Apart from variations in the number of sampled nodes and the technique of nodal assessment, there are variations in pathologic technique and skill. Different pathologists and assistants may have markedly different nodal yields on average. Failure to pathologically examine all nodes within a specimen might also reflect an increase in inaccuracies in other types of examination such as radial margins of the primary tumor; failure to achieve negative radial, proximal, and distal margins can be a negative prognostic factor.²⁵ It is also important to recognize that patients may be at high risk for recurrence regardless of micrometastatic involvement. Poorly differentiated primary tumors, the presence of signet-ring cells, and lymphovascular and venous invasion all have an adverse impact.

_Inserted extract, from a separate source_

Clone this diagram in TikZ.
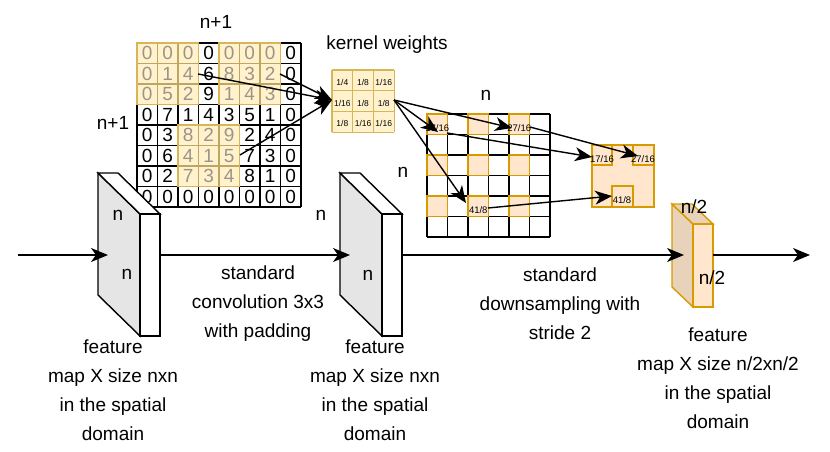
\documentclass[tikz,border=0pt]{standalone}
\usepackage{fontspec}
\setmainfont{Liberation Sans}
\usetikzlibrary{arrows.meta}
\definecolor{tanf}{HTML}{FFF2CC}
\definecolor{tand}{HTML}{D6B656}
\definecolor{orf}{HTML}{FFE6CC}
\definecolor{ord}{HTML}{D79B00}
\definecolor{orside}{HTML}{E8D2BA}
\definecolor{grey}{HTML}{9E9486}
\tikzset{
  arr/.style={line width=1.4pt,-{Stealth[length=17pt,width=14pt,inset=5pt]}},
  lbl/.style={font=\fontsize{19}{29}\selectfont,align=center,inner sep=0},
  gnum/.style={font=\fontsize{19}{19}\selectfont,inner sep=0},
  knum/.style={font=\fontsize{8.5}{9}\selectfont,inner sep=0},
  snum/.style={font=\fontsize{9.5}{10}\selectfont,inner sep=0},
}
\begin{document}
\begin{tikzpicture}[x=1pt,y=-1pt]
\useasboundingbox (0,0) rectangle (830,452);
% ---- input grid
\def\gx{137}\def\gy{43}\def\gc{20.5}
\foreach \r/\c in {0/0,0/1,0/2,1/0,1/1,1/2,2/0,2/1,2/2,0/4,0/5,0/6,1/4,1/5,1/6,2/4,2/5,2/6,4/2,4/3,4/4,5/2,5/3,5/4,6/2,6/3,6/4}
  \fill[tanf] (\gx+\c*\gc,\gy+\r*\gc) rectangle ++(\gc,\gc);
\foreach \i in {0,...,8}{
  \draw[line width=1.6pt] (\gx+\i*\gc,\gy) -- (\gx+\i*\gc,\gy+8*\gc);
  \draw[line width=1.6pt] (\gx,\gy+\i*\gc) -- (\gx+8*\gc,\gy+\i*\gc);}
\foreach \r/\c in {0/0,0/1,0/2,1/0,1/1,1/2,2/0,2/1,2/2,0/4,0/5,0/6,1/4,1/5,1/6,2/4,2/5,2/6,4/2,4/3,4/4,5/2,5/3,5/4,6/2,6/3,6/4}
  \draw[tand!70!gray,line width=1.6pt] (\gx+\c*\gc,\gy+\r*\gc) rectangle ++(\gc,\gc);
\foreach \c/\r in {0/0,4/0,2/4}
  \draw[tand,line width=1.6pt] (\gx+\c*\gc,\gy+\r*\gc) rectangle ++(3*\gc,3*\gc);
\foreach \row [count=\r from 0] in {{0,0,0,0,0,0,0,0},{0,1,4,6,8,3,2,0},{0,5,2,9,1,4,3,0},{0,7,1,4,3,5,1,0},{0,3,8,2,9,2,4,0},{0,6,4,1,5,7,3,0},{0,2,7,3,4,8,1,0},{0,0,0,0,0,0,0,0}}{
  \foreach \v [count=\c from 0] in \row {
    \pgfmathtruncatemacro\hl{((\r<3)&&(\c<3))||((\r<3)&&(\c>3)&&(\c<7))||((\r>3)&&(\r<7)&&(\c>1)&&(\c<5))}
    \ifnum\hl=1 \def\tc{grey}\else\def\tc{black}\fi
    \node[gnum,text=\tc] at (\gx+\c*\gc+\gc/2,\gy+\r*\gc+\gc/2) {\v};}}
\node[lbl] at (216,22) {n+1};
\node[lbl] at (113,123) {n+1};
\coordinate (s1) at (198,74);
\coordinate (s2) at (280,74);
\coordinate (s3) at (240,155);
% ---- kernel
\def\kx{332}\def\ky{70}\def\kc{20.7}
\fill[tanf] (\kx,\ky) rectangle ++(3*\kc,3*\kc);
\foreach \i in {0,...,3}{
  \draw[tand,line width=1.2pt] (\kx+\i*\kc,\ky) -- (\kx+\i*\kc,\ky+3*\kc);
  \draw[tand,line width=1.2pt] (\kx,\ky+\i*\kc) -- (\kx+3*\kc,\ky+\i*\kc);}
\foreach \row [count=\r from 0] in {{1/4,1/8,1/16},{1/16,1/8,1/8},{1/8,1/16,1/16}}{
  \foreach \v [count=\c from 0] in \row
    \node[knum] at (\kx+\c*\kc+\kc/2,\ky+\r*\kc+\kc/2+2) {\v};}
\node[lbl] at (387,45) {kernel weights};
\coordinate (kin) at (332,100);
\coordinate (kout) at (394,100);
% ---- middle grid
\def\mx{427}\def\my{114}\def\mc{20.5}
\foreach \r in {0,2,4}\foreach \c in {0,2,4}
  \fill[orf] (\mx+\c*\mc,\my+\r*\mc) rectangle ++(\mc,\mc);
\foreach \i in {0,...,6}{
  \draw[line width=1.6pt] (\mx+\i*\mc,\my) -- (\mx+\i*\mc,\my+6*\mc);
  \draw[line width=1.6pt] (\mx,\my+\i*\mc) -- (\mx+6*\mc,\my+\i*\mc);}
\foreach \r in {0,2,4}\foreach \c in {0,2,4}
  \draw[ord,line width=1.4pt] (\mx+\c*\mc,\my+\r*\mc) rectangle ++(\mc,\mc);
\node[snum] (m1) at (\mx+\mc/2,\my+\mc/2+4) {17/16};
\node[snum] (m2) at (\mx+4.5*\mc,\my+\mc/2+4) {27/16};
\node[snum] (m3) at (\mx+2.5*\mc,\my+4.5*\mc+4) {41/8};
\node[lbl] at (486,95) {n};
\node[lbl] at (403,172) {n};
% ---- output
\draw[ord,fill=orf,line width=1.4pt] (592,145) rectangle (654,207);
\draw[ord,line width=1.4pt] (592,145) rectangle (612,165);
\draw[ord,line width=1.4pt] (633,145) rectangle (654,165);
\draw[ord,line width=1.4pt] (612,186) rectangle (633,207);
\node[snum] (o1) at (602,159) {17/16};
\node[snum] (o2) at (643,159) {27/16};
\node[snum] (o3) at (622,200) {41/8};
% ---- arrows in top part
\draw[arr] (s1) -- (kin);
\draw[arr] (s2) -- (kin);
\draw[arr] (s3) -- (kin);
\draw[arr] (kout) -- (438,132);
\draw[arr] (kout) -- (512,128);
\draw[arr] (kout) -- (466,203);
\draw[arr] (447,133) -- (592,157);
\draw[arr] (530,127) -- (638,156);
\draw[arr] (488,208) -- (612,196);
% ---- cubes
\foreach \x in {98,340}{
  \draw[line width=1.4pt,fill=black!10] (\x,173) -- (\x+42,214) -- (\x+42,336) -- (\x,295) -- cycle;
  \draw[line width=1.4pt,fill=white] (\x,173) -- (\x+20,173) -- (\x+62,214) -- (\x+42,214) -- cycle;
  \draw[line width=1.4pt,fill=white] (\x+42,214) rectangle (\x+62,336);}
\coordinate (c1b) at (108,255);
\coordinate (c1f) at (160,255);
\coordinate (c2b) at (350,255);
\coordinate (c2f) at (401,255);
\node[lbl] at (118,215) {n};
\node[lbl] at (127,274) {n};
\node[lbl] at (321,215) {n};
\node[lbl] at (368,275) {n};
\draw[ord,line width=1.4pt,fill=orside] (672,204) -- (693,224) -- (693,307) -- (672,287) -- cycle;
\draw[ord,line width=1.4pt,fill=orside] (672,204) -- (692,204) -- (713,224) -- (693,224) -- cycle;
\draw[ord,line width=1.4pt,fill=orf] (693,224) rectangle (713,307);
\node[lbl] at (694,207) {n/2};
\node[lbl] at (712,278) {n/2};
\coordinate (in) at (18,255);
\coordinate (c3b) at (684,255);
\coordinate (c3f) at (713,255);
\coordinate (out) at (810,255);
\draw[arr] (in) -- (c1b);
\draw[arr] (c1f) -- (c2b);
\draw[arr] (c2f) -- (c3b);
\draw[arr] (c3f) -- (out);
% ---- labels
\node[lbl] at (258,304) {standard\\convolution 3x3\\with padding};
\node[lbl] at (560,304) {standard\\downsampling with\\stride 2};
\node[lbl] at (113,390) {feature\\map X size nxn\\in the spatial\\domain};
\node[lbl] at (375,390) {feature\\map X size nxn\\in the spatial\\domain};
\node[lbl] at (718,378) {feature\\map X size n/2xn/2\\in the spatial\\domain};
\end{tikzpicture}
\end{document}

Although the field is undeniably in a state of flux, rudimentary guidelines can be established. First, the surgeon must apply oncologic principles during a colon resection to increase the yield of lymph nodes. Second, the pathologist must consider techniques that increase the accuracy of nodal analysis. Microscopic examination of one histologic section for each lymph node found on macroscopic examination (standard practice) is inadequate for the detection of micrometastases. Third, the surgeon and the pathologist must collaborate closely to standardize staging and develop a clinically meaningful definition of micrometastases. Until then, the value of supplemental techniques such as SNB and molecular assessment cannot be accurately determined.

It is likely that patients with stage II colon cancer based on adequate nodal sampling without adverse prognostic factors will be cured by surgery alone. If micrometastases are found to be an adverse prognostic risk factor for recurrence, further trials will be needed to examine the effect of chemotherapy for these patients. The improved risk-stratification afforded by standardization of both surgical and pathologic techniques will greatly improve the selection of patients for chemotherapy, thus avoiding its toxicity and expense for those cured by surgery alone.